(Reuters) - China’s Huawei Technologies Co Ltd has dropped a lawsuit against the U.S. government after Washington released telecommunications equipment it had seized on suspicion of violations of export controls, according to a court filing on Monday.
Huawei, which has been placed on a U.S. trade blacklist since May, had sued the Commerce Department and other U.S. government agencies for seizing its equipment in Alaska in 2017 en route back to China after a lab test in California.
Huawei said the U.S. government returned the equipment in August after confirming no export license was required and it decided to drop the suit.
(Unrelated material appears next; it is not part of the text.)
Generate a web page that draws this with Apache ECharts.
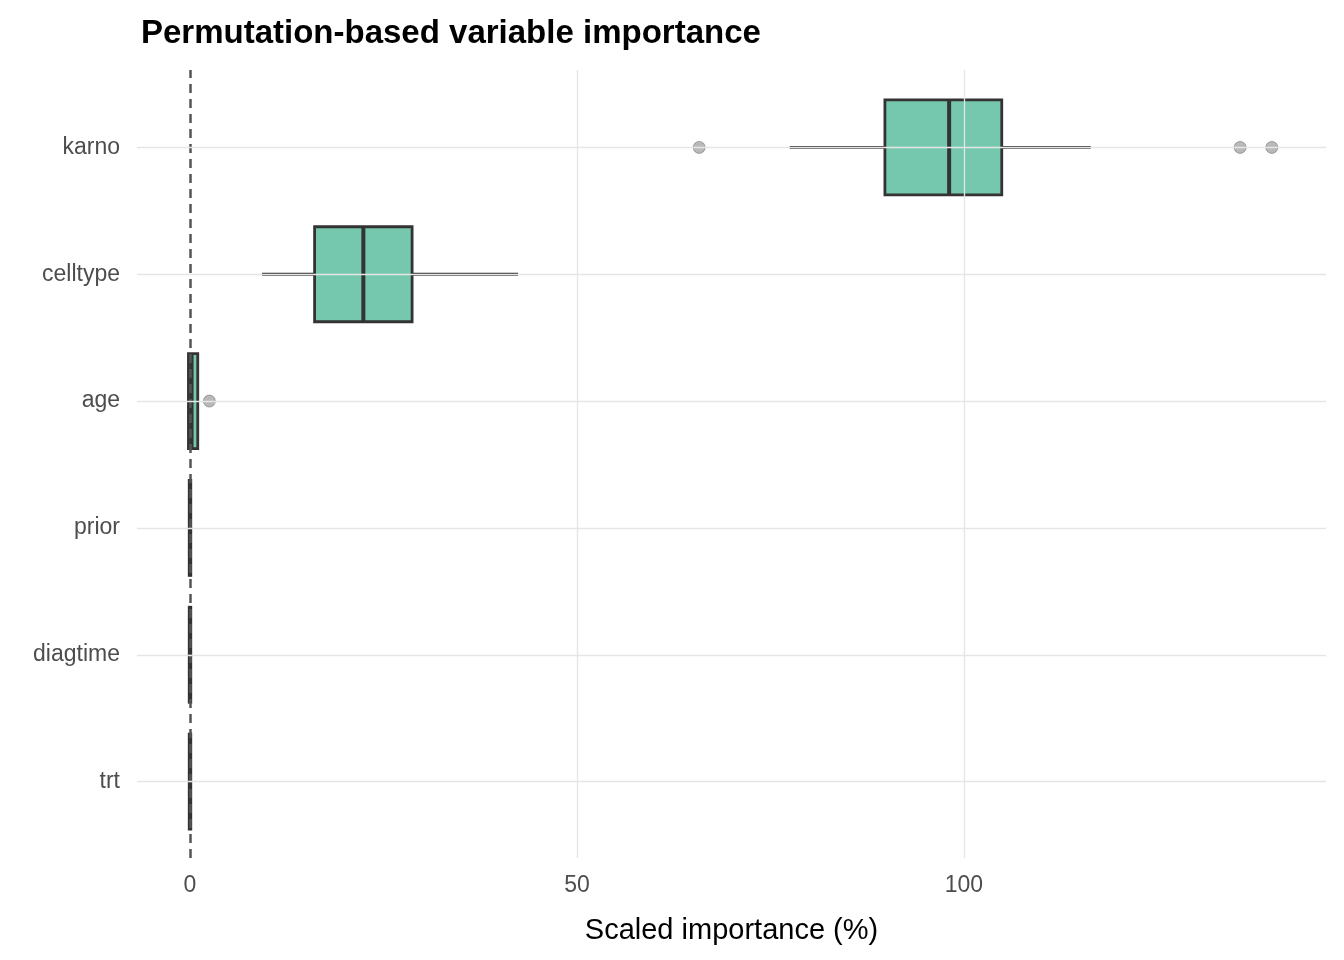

It said the company was disappointed the U.S. government refused to provide a full explanation of what Huawei calls “arbitrary and unlawful” detention of the equipment for two years.
The fate of Huawei, the world’s largest telecommunications equipment maker and a national icon in China, has become crucial in an escalating trade war between Beijing and Washington.
Huawei still faces multiple criminal charges in the United States for allegedly breaking U.S. export sanctions to countries including Iran. It is trying to challenge its addition to the U.S. National Defense Authorization Act in an ongoing lawsuit, which it says had restricted its business in the United States “unconstitutionally”.
Washington says the Chinese company’s telecoms gear could be used by Beijing to spy, an allegation Huawei has denied.
The Trump administration added Huawei to the so-called entity list in May, barring it from buying needed U.S. parts and components without U.S. government approval and threatening to disrupt its operations.